The doom and gloom, however, is of a temporary nature, as the mural will be erased during a so-called erasure performance at the end of the exhibition, a practice the artist has applied on other occasions during her five-decade career. Such is the case with City of Desires (1992), Malani’s first site-specific wall-drawing installation, which was on view for only 15 days in Mumbai’s Chemould Gallery and is brought back to life here via a video recording of the performance. Through a variety of chalk drawings, she refers, among other things, to the growing influence of rightwing Hindu nationalists, a recurring preoccupation in her work that has – unfortunately – become even more urgent since current Indian Prime Minister Narendra Modi took power in 2014.

Rising nationalism, tensions between India and Pakistan, globalisation and migration, the oppression of women – all these ‘local’ themes are elevated to an allegorical and more universal level, and tackled in a visually abundant style, for which Malani picks a variety of media to suit her message and also often reintroduces and reworks elements from earlier pieces. In Search of Vanished Blood (2012) is a six-channel video/ shadow play she produced for Documenta 13, presented here as a single-channel video.

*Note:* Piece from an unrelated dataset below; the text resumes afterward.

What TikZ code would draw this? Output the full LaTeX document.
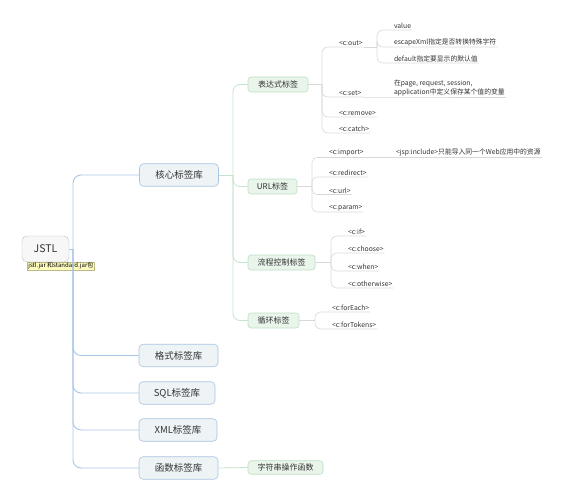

In this version – which combines video, animation, text and sound in a manner both emotional and experimental – Malani uses, as she often does, a strong female character from Greek mythology, in this case Cassandra, to give voice to the voiceless, a gang-raped Indian woman.

A series of blood-red prints, in which one can recognise chopped-up body parts, expresses the violence that is suggested in In Search of Vanished Blood, while the work also recurs in book format – a medium Malani introduced out of a desire to elaborate her subject beyond a single print – presented alongside others in a vitrine. The print series I am the Angel of Despair (2015) is equally based on the video, but in a more literal way, by extracting film. Film stills extracted from the video are superimposed with war iconography – a skull, fleeing women – painted in watercolour.

The combination of different media, resulting in new, hybrid genres, reaches its culmination in Transgressions (2001), part of the Stedelijk’s permanent collection and the magnum opus around which the entire exhibition is built up. This ‘video/shadow play’ is an immersive environment comprising four transparent, rotating cylinders, painted from the inside in the Kalighat style, which was considered the first modern style used to comment on contemporary issues. The cylinders depict various scenes, such as two figures (representing India and Pakistan) boxing, the goddess Kali holding the decapitated heads of English colonisers in its many arms, and a Western hunter on an elephant. Their cast shadows create a hypnotising play across the gallery walls, which are bathed in various hues, accompanied by ambient soundscapes and superimposed video projections. In a true postcolonial spirit, century-old legends and contemporary, Western-style consumer references about golf courses and mobile phone operators come together in a unique mix. This is Malani at her best, and the exhibition as a whole, despite its modest size, functions as a convincing overview of her practice.